-- Work required --
Where the string "Python" occurs in the material below, report the whole line.

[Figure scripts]
-- BEGIN --
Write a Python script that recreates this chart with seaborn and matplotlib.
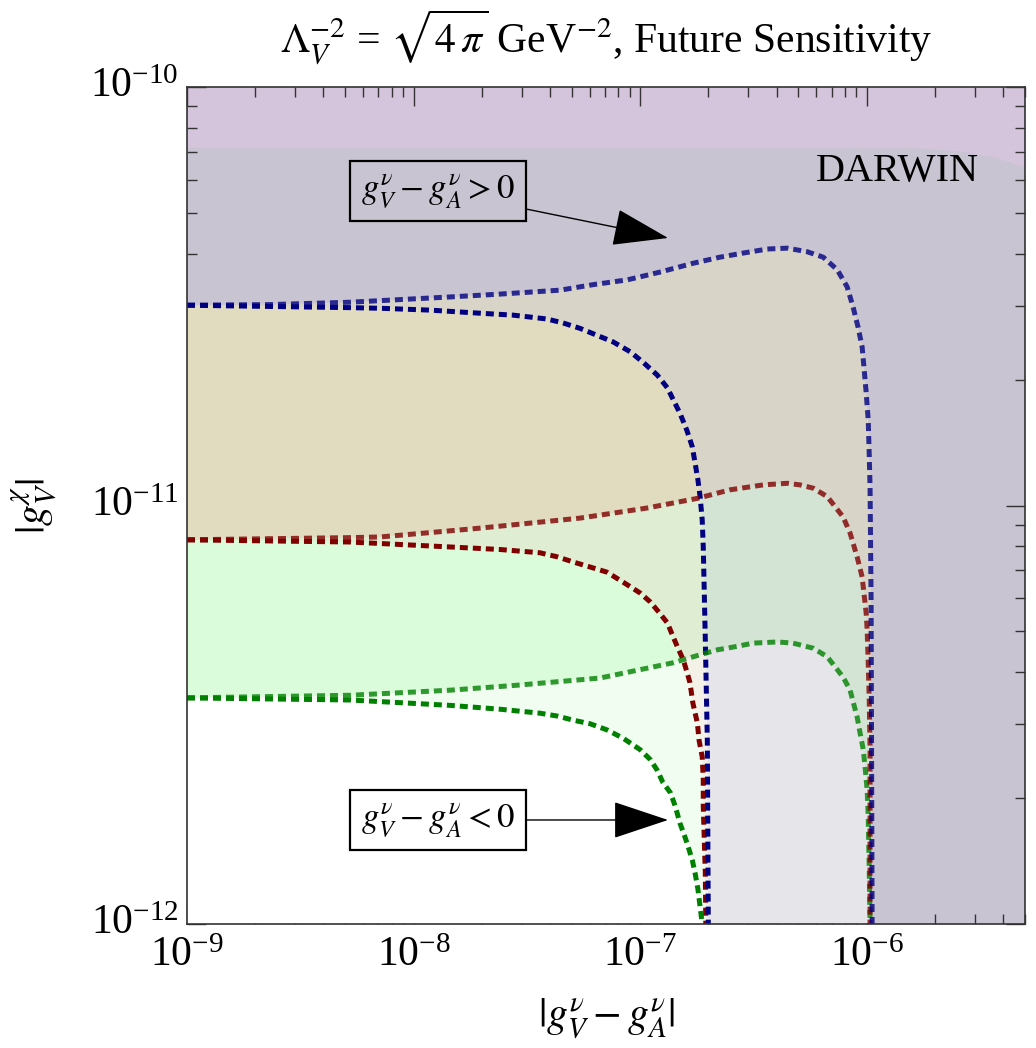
import numpy as np
import matplotlib
matplotlib.use("Agg")
import matplotlib.pyplot as plt
from matplotlib.patches import Polygon
from matplotlib.ticker import NullFormatter
import seaborn as sns

# ---- curve data: |g_V^nu - g_A^nu| (x) vs |g_V^chi| (y) ----
# blue, g_V - g_A > 0 branch
blue_pos_x = [1.00e-9, 2.32e-9, 5.25e-9, 1.45e-8, 2.41e-8, 4.44e-8, 6.19e-8, 8.77e-8,
              1.22e-7, 1.71e-7, 2.25e-7, 2.85e-7, 3.64e-7, 4.46e-7, 5.46e-7, 6.43e-7,
              7.41e-7, 8.20e-7, 8.71e-7, 9.16e-7, 9.55e-7, 9.75e-7, 9.95e-7, 1.016e-6,
              1.026e-6, 1.035e-6, 1.046e-6, 1.057e-6]
blue_pos_y = [3.01e-11, 3.02e-11, 3.06e-11, 3.15e-11, 3.20e-11, 3.27e-11, 3.37e-11, 3.46e-11,
              3.61e-11, 3.79e-11, 3.92e-11, 4.01e-11, 4.10e-11, 4.12e-11, 4.04e-11, 3.92e-11,
              3.66e-11, 3.33e-11, 2.98e-11, 2.67e-11, 2.39e-11, 2.11e-11, 1.86e-11, 1.60e-11,
              1.33e-11, 1.11e-11, 5.94e-12, 1.00e-12]
# blue, g_V - g_A < 0 branch
blue_neg_x = [1.00e-9, 5.25e-9, 7.11e-9, 1.18e-8, 1.97e-8, 2.75e-8, 3.27e-8, 3.88e-8,
              4.57e-8, 5.43e-8, 6.46e-8, 7.60e-8, 9.04e-8, 1.03e-7, 1.19e-7, 1.32e-7,
              1.40e-7, 1.50e-7, 1.61e-7, 1.70e-7, 1.75e-7, 1.80e-7, 1.84e-7, 1.88e-7,
              1.90e-7, 1.94e-7, 1.98e-7, 2.00e-7]
blue_neg_y = [3.01e-11, 2.97e-11, 2.96e-11, 2.93e-11, 2.88e-11, 2.85e-11, 2.82e-11, 2.79e-11,
              2.73e-11, 2.65e-11, 2.55e-11, 2.46e-11, 2.33e-11, 2.20e-11, 2.05e-11, 1.91e-11,
              1.79e-11, 1.66e-11, 1.51e-11, 1.38e-11, 1.26e-11, 1.15e-11, 1.05e-11, 9.23e-12,
              7.96e-12, 4.78e-12, 2.75e-12, 1.00e-12]
# red
red_pos_x = [1.00e-9, 5.25e-9, 7.11e-9, 1.45e-8, 1.97e-8, 5.43e-8, 1.07e-7, 1.79e-7,
             2.49e-7, 3.49e-7, 4.46e-7, 5.08e-7, 5.81e-7, 6.70e-7, 7.87e-7, 8.45e-7,
             9.08e-7, 9.55e-7, 9.95e-7, 1.005e-6, 1.016e-6, 1.026e-6, 1.035e-6, 1.035e-6]
red_pos_y = [8.28e-12, 8.38e-12, 8.41e-12, 8.70e-12, 8.83e-12, 9.33e-12, 9.86e-12, 1.04e-11,
             1.09e-11, 1.12e-11, 1.13e-11, 1.12e-11, 1.10e-11, 1.05e-11, 9.39e-12, 8.59e-12,
             7.53e-12, 6.75e-12, 5.53e-12, 5.04e-12, 4.21e-12, 3.48e-12, 2.65e-12, 1.00e-12]
red_neg_x = [1.00e-9, 5.25e-9, 1.45e-8, 2.41e-8, 3.61e-8, 4.31e-8, 5.06e-8, 6.01e-8,
             7.14e-8, 8.41e-8, 1.00e-7, 1.11e-7, 1.22e-7, 1.32e-7, 1.40e-7, 1.47e-7,
             1.55e-7, 1.61e-7, 1.66e-7, 1.71e-7, 1.79e-7, 1.82e-7, 1.88e-7, 1.90e-7,
             1.90e-7, 1.94e-7, 1.95e-7]
red_neg_y = [8.28e-12, 8.18e-12, 7.96e-12, 7.85e-12, 7.71e-12, 7.54e-12, 7.33e-12, 7.13e-12,
             6.93e-12, 6.56e-12, 6.18e-12, 5.88e-12, 5.53e-12, 5.24e-12, 4.85e-12, 4.56e-12,
             4.28e-12, 4.00e-12, 3.77e-12, 3.37e-12, 3.02e-12, 2.75e-12, 2.51e-12, 2.21e-12,
             1.91e-12, 1.32e-12, 1.00e-12]
# green
green_pos_x = [1.00e-9, 5.25e-9, 1.45e-8, 2.86e-8, 6.65e-8, 1.40e-7, 1.84e-7, 2.19e-7,
               2.58e-7, 3.16e-7, 4.03e-7, 4.73e-7, 5.81e-7, 6.70e-7, 7.87e-7, 8.45e-7,
               9.08e-7, 9.35e-7, 9.66e-7, 9.84e-7, 1.005e-6, 1.016e-6, 1.026e-6, 1.035e-6]
green_pos_y = [3.47e-12, 3.52e-12, 3.62e-12, 3.72e-12, 3.87e-12, 4.21e-12, 4.40e-12, 4.52e-12,
               4.59e-12, 4.69e-12, 4.72e-12, 4.69e-12, 4.56e-12, 4.35e-12, 3.89e-12, 3.62e-12,
               3.12e-12, 2.86e-12, 2.61e-12, 2.37e-12, 2.09e-12, 1.80e-12, 1.37e-12, 1.00e-12]
green_neg_x = [1.00e-9, 5.25e-9, 1.45e-8, 2.41e-8, 3.61e-8, 4.31e-8, 5.06e-8, 6.01e-8,
               7.14e-8, 8.41e-8, 1.00e-7, 1.11e-7, 1.19e-7, 1.26e-7, 1.36e-7, 1.43e-7,
               1.50e-7, 1.58e-7, 1.63e-7, 1.70e-7, 1.75e-7, 1.80e-7, 1.84e-7, 1.88e-7]
green_neg_y = [3.47e-12, 3.43e-12, 3.33e-12, 3.26e-12, 3.19e-12, 3.14e-12, 3.07e-12, 3.01e-12,
               2.91e-12, 2.78e-12, 2.61e-12, 2.47e-12, 2.33e-12, 2.18e-12, 2.06e-12, 1.91e-12,
               1.74e-12, 1.61e-12, 1.53e-12, 1.42e-12, 1.32e-12, 1.21e-12, 1.10e-12, 1.00e-12]
# current-limit band at the top of the panel
limit_x = [1.00e-9, 1.60e-6, 2.67e-6, 3.77e-6, 5.13e-6, 6.0e-6]
limit_y = [7.15e-11, 7.15e-11, 7.00e-11, 6.76e-11, 6.40e-11, 6.20e-11]

# tick decades
x_decades = [1e-9, 1e-8, 1e-7, 1e-6]
y_decades = [1e-12, 1e-11, 1e-10]

XMIN, XMAX = 1e-9, 5e-6
YMIN, YMAX = 1e-12, 1e-10

sns.set_theme(style="ticks")
plt.rcParams["font.family"] = ["Liberation Serif", "DejaVu Serif"]
plt.rcParams["mathtext.fontset"] = "stix"
for key in ("text.color", "axes.labelcolor", "xtick.labelcolor", "ytick.labelcolor"):
    plt.rcParams[key] = "black"

fig = plt.figure(figsize=(10.36, 10.48), dpi=100)
ax = fig.add_axes([0.1805, 0.1183, 0.8089, 0.7987])
ax.set_xscale("log")
ax.set_yscale("log")
ax.set_facecolor("#C8C4D2")


def under(xs, ys):
    """Polygon vertices for the region below a contour (down to the bottom, left edge)."""
    v = list(zip(xs, ys))
    v += [(xs[-1], 1e-13), (1e-10, 1e-13), (1e-10, ys[0])]
    return v


def paint(xs, ys, color, z, clip=None):
    p = Polygon(under(xs, ys), closed=True, facecolor=color, edgecolor="none", zorder=z)
    ax.add_patch(p)
    if clip is not None:
        cp = Polygon(under(*clip), closed=True, transform=ax.transData)
        p.set_clip_path(cp)
    return p


# top limit band
band = list(zip(limit_x, limit_y)) + [(limit_x[-1], 1e-9), (1e-10, 1e-9), (1e-10, limit_y[0])]
ax.add_patch(Polygon(band, closed=True, facecolor="#D4C4DC", edgecolor="none", zorder=0.5))

# stacked sensitivity regions
paint(blue_pos_x, blue_pos_y, "#D8D4C8", 1.0)
paint(blue_neg_x, blue_neg_y, "#E1DCC0", 1.1)
paint(red_pos_x, red_pos_y, "#D4E4D4", 1.2)
paint(red_pos_x, red_pos_y, "#DFEDD2", 1.3, clip=(blue_neg_x, blue_neg_y))
paint(red_neg_x, red_neg_y, "#DAFCDA", 1.4)
paint(green_pos_x, green_pos_y, "#E6E6EA", 1.5)
paint(green_pos_x, green_pos_y, "#F4F1E8", 1.6, clip=(blue_neg_x, blue_neg_y))
paint(green_pos_x, green_pos_y, "#F0FDF0", 1.7, clip=(red_neg_x, red_neg_y))
paint(green_neg_x, green_neg_y, "#FFFFFF", 1.8)

# dashed contours
dash = (0, (1.6, 1.0))
lw = 3.6
for xs, ys, col, a, z in [
    (green_neg_x, green_neg_y, "#008000", 1.0, 3.0),
    (red_neg_x, red_neg_y, "#800000", 1.0, 3.1),
    (blue_neg_x, blue_neg_y, "#000080", 1.0, 3.2),
    (green_pos_x, green_pos_y, "#008000", 0.8, 3.3),
    (red_pos_x, red_pos_y, "#800000", 0.8, 3.4),
    (blue_pos_x, blue_pos_y, "#000080", 0.8, 3.5),
]:
    sns.lineplot(x=xs, y=ys, ax=ax, color=col, alpha=a, lw=lw, linestyle=dash,
                 estimator=None, sort=False, dash_capstyle="butt", zorder=z)

ax.set_xlim(XMIN, XMAX)
ax.set_ylim(YMIN, YMAX)

# ticks: decades labelled, 2..9 minor ticks, only inside the plotted range
x_minor = [m * d for d in [1e-9, 1e-8, 1e-7, 1e-6] for m in range(2, 10) if m * d <= XMAX]
y_minor = [m * d for d in [1e-12, 1e-11] for m in range(2, 10)]
ax.set_xticks(x_decades)
ax.set_yticks(y_decades)
ax.set_xticks(x_minor, minor=True)
ax.set_yticks(y_minor, minor=True)
ax.xaxis.set_minor_formatter(NullFormatter())
ax.yaxis.set_minor_formatter(NullFormatter())
ax.set_xlim(XMIN, XMAX)
ax.set_ylim(YMIN, YMAX)

for s in ax.spines.values():
    s.set_color("#333333")
    s.set_linewidth(1.2)
    s.set_zorder(5)
ax.tick_params(which="both", direction="in", top=True, right=True, color="#333333",
               width=1.0, zorder=6)
ax.tick_params(which="major", length=13.5, labelsize=30)
ax.tick_params(which="minor", length=7.2)
ax.tick_params(axis="x", which="major", pad=9)
ax.tick_params(axis="y", which="major", pad=6)
for t in ax.get_yticklabels():
    t.set_verticalalignment("center")

ax.set_xlabel(r"$|g_V^{\nu} - g_A^{\nu}|$", fontsize=30)
ax.set_ylabel(r"$|g_V^{\chi}|$", fontsize=30)
ax.xaxis.set_label_coords(0.501, -0.085)
ax.yaxis.set_label_coords(-0.152, 0.50)

ax.set_title(r"$\Lambda_V^{-2}$ = $\sqrt{4\,\pi}$ GeV$^{-2}$, Future Sensitivity",
             fontsize=30, pad=24)

box = dict(boxstyle="square,pad=0.33", facecolor="none", edgecolor="black", lw=1.6)
arrow = dict(arrowstyle="-|>,head_length=1.8,head_width=0.6", mutation_scale=20,
             color="black", lw=1.0, shrinkA=0, shrinkB=0)
ax.annotate(r"$g_V^{\nu} - g_A^{\nu} > 0$", xy=(0.574, 0.8196), xycoords="axes fraction",
            xytext=(0.2995, 0.8757), textcoords="axes fraction", ha="center", va="center",
            fontsize=25, bbox=box, arrowprops=arrow, zorder=7)
ax.annotate(r"$g_V^{\nu} - g_A^{\nu} < 0$", xy=(0.574, 0.1243), xycoords="axes fraction",
            xytext=(0.2995, 0.1243), textcoords="axes fraction", ha="center", va="center",
            fontsize=25, bbox=box, arrowprops=arrow, zorder=7)
ax.text(0.848, 0.899, "DARWIN", transform=ax.transAxes, ha="center", va="center",
        fontsize=29, zorder=7)

fig.savefig("out.png", dpi=100)
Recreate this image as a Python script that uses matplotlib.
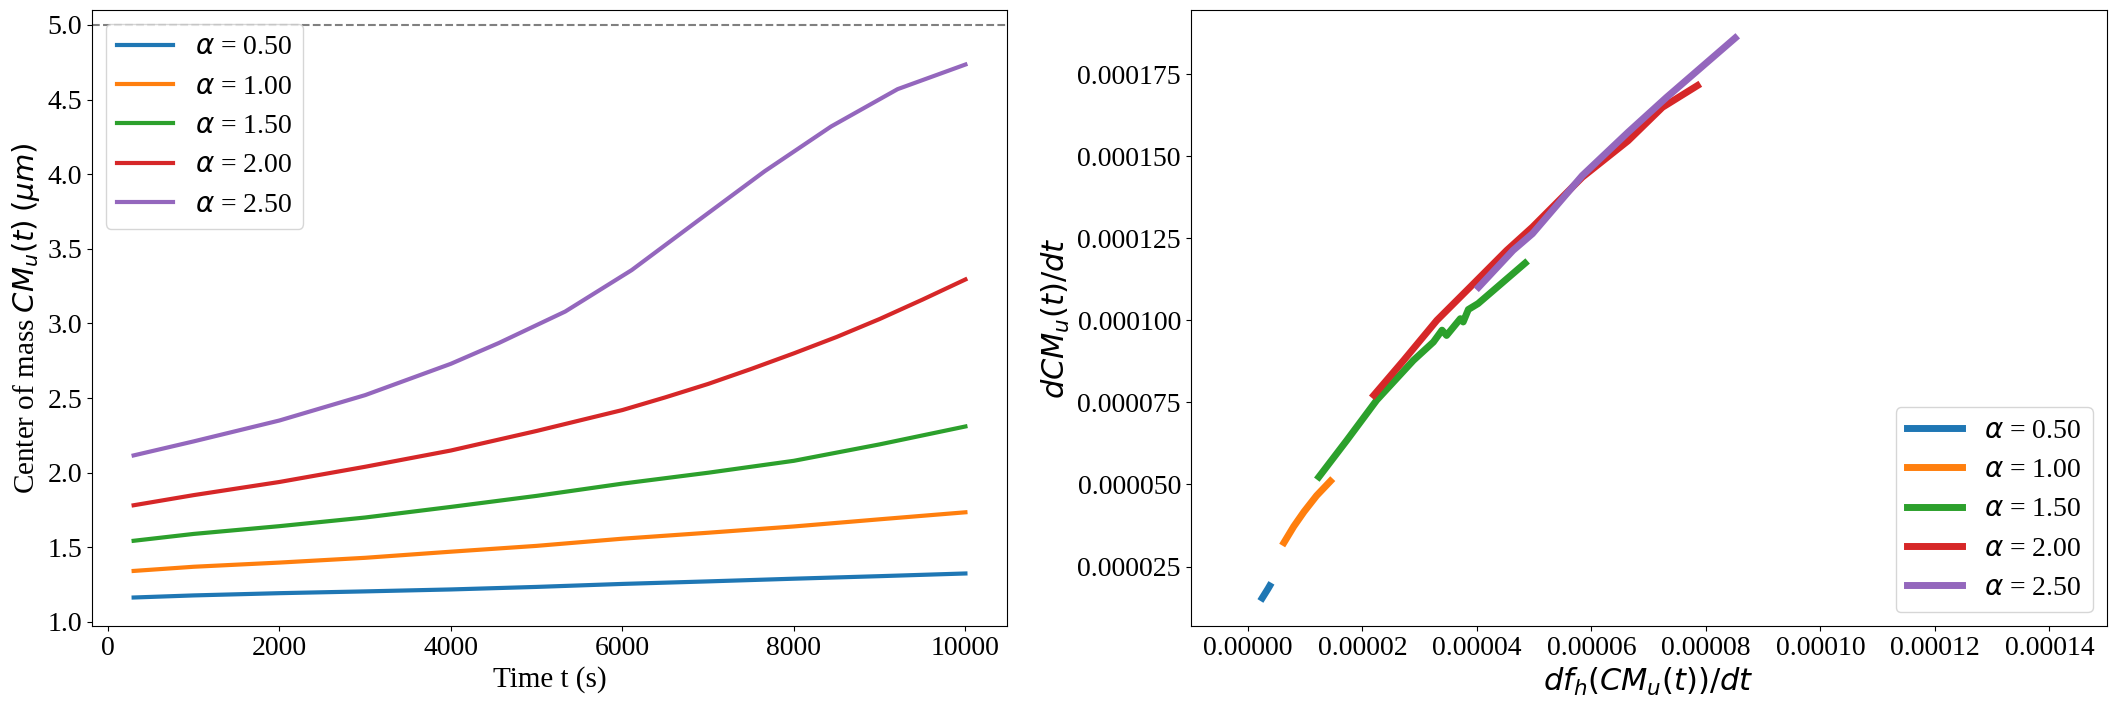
import numpy as np
import matplotlib
matplotlib.use('Agg')
import matplotlib.pyplot as plt

plt.rcParams['font.family'] = 'serif'
plt.rcParams['font.serif'] = ['Liberation Serif', 'DejaVu Serif']
plt.rcParams['mathtext.fontset'] = 'dejavusans'

alphas = [0.5, 1.0, 1.5, 2.0, 2.5]
colors = ['#1f77b4', '#ff7f0e', '#2ca02c', '#d62728', '#9467bd']

# left panel: centre of mass vs time
time_s = [300, 1000, 2000, 3000, 4000, 5000, 6000, 7000, 8000, 9000, 10000]
cm_a050 = [1.164, 1.178, 1.193, 1.205, 1.218, 1.235, 1.255, 1.272, 1.290, 1.307, 1.325]
cm_a100 = [1.342, 1.370, 1.398, 1.430, 1.471, 1.510, 1.558, 1.598, 1.640, 1.688, 1.735]
cm_a150 = [1.544, 1.590, 1.642, 1.700, 1.771, 1.845, 1.927, 2.000, 2.080, 2.190, 2.310]
time_a200 = [300, 1000, 2000, 3000, 4000, 5000, 6000, 6500, 7000, 7500, 8000, 8500, 9000, 9500, 10000]
cm_a200 = [1.782, 1.850, 1.938, 2.040, 2.149, 2.280, 2.420, 2.505, 2.595, 2.695, 2.800, 2.910, 3.030, 3.160, 3.295]
time_a250 = [300, 1000, 2000, 3000, 4000, 4558, 5333, 6109, 6884, 7659, 8434, 9209, 10000]
cm_a250 = [2.116, 2.210, 2.350, 2.520, 2.730, 2.869, 3.080, 3.358, 3.690, 4.020, 4.320, 4.570, 4.735]
times_all = [time_s, time_s, time_s, time_a200, time_a250]
cm_all = [cm_a050, cm_a100, cm_a150, cm_a200, cm_a250]
cm_limit = 5.0

# right panel: dCM/dt vs df_h/dt
dfh_a050 = [2.5e-6, 3.0e-6, 3.5e-6, 3.8e-6]
dcm_a050 = [1.54e-5, 1.68e-5, 1.82e-5, 1.91e-5]
dfh_a100 = [6.3e-6, 8.0e-6, 9.8e-6, 1.2e-5, 1.44e-5]
dcm_a100 = [3.23e-5, 3.72e-5, 4.17e-5, 4.66e-5, 5.10e-5]
dfh_a150 = [1.24e-5, 1.73e-5, 2.25e-5, 2.89e-5, 3.24e-5, 3.39e-5, 3.47e-5,
            3.71e-5, 3.76e-5, 3.85e-5, 4.02e-5, 4.46e-5, 4.84e-5]
dcm_a150 = [5.23e-5, 6.35e-5, 7.57e-5, 8.78e-5, 9.34e-5, 9.70e-5, 9.54e-5,
            1.005e-4, 9.95e-5, 1.033e-4, 1.051e-4, 1.117e-4, 1.174e-4]
dfh_a200 = [2.2e-5, 2.72e-5, 3.3e-5, 3.88e-5, 4.52e-5, 4.97e-5, 5.84e-5, 6.64e-5, 7.24e-5, 7.85e-5]
dcm_a200 = [7.72e-5, 8.78e-5, 1.0e-4, 1.101e-4, 1.213e-4, 1.284e-4, 1.436e-4, 1.547e-4, 1.649e-4, 1.715e-4]
dfh_a250 = [4.03e-5, 4.63e-5, 4.97e-5, 5.84e-5, 6.64e-5, 7.31e-5, 8.51e-5]
dcm_a250 = [1.101e-4, 1.213e-4, 1.264e-4, 1.441e-4, 1.573e-4, 1.679e-4, 1.86e-4]
dfh_all = [dfh_a050, dfh_a100, dfh_a150, dfh_a200, dfh_a250]
dcm_all = [dcm_a050, dcm_a100, dcm_a150, dcm_a200, dcm_a250]

fig = plt.figure(figsize=(21.16, 7.08), dpi=100)
ax1 = fig.add_axes([0.0435, 0.1158, 0.4324, 0.870])
ax2 = fig.add_axes([0.5627, 0.1158, 0.4329, 0.870])

for a, c, t, cm in zip(alphas, colors, times_all, cm_all):
    ax1.plot(t, cm, color=c, lw=3, label=r'$\alpha$ = %.2f' % a)
ax1.axhline(cm_limit, color='gray', ls='--', lw=1.5)
ax1.set_ylim(0.973, 5.1)
ax1.set_xlabel('Time t (s)', fontsize=21)
ax1.set_ylabel(r'Center of mass $CM_u(t)$ $(\mu m)$', fontsize=21)
ax1.tick_params(labelsize=20)
ax1.legend(loc='upper left', fontsize=20)

for a, c, x, y in zip(alphas, colors, dfh_all, dcm_all):
    ax2.plot(x, y, color=c, lw=5, label=r'$\alpha$ = %.2f' % a)
ax2.set_xlim(-1e-5, 1.5e-4)
ax2.ticklabel_format(style='plain', useOffset=False)
ax2.set_xlabel(r'$df_h(CM_u(t))/dt$', fontsize=22)
ax2.set_ylabel(r'$dCM_u(t)/dt$', fontsize=22)
ax2.tick_params(labelsize=20)
ax2.legend(loc='lower right', fontsize=20)

fig.savefig('out.png', dpi=100)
-- END --
-- Solved problem --
Write a Python script that recreates this chart with seaborn and matplotlib.
Recreate this image as a Python script that uses matplotlib.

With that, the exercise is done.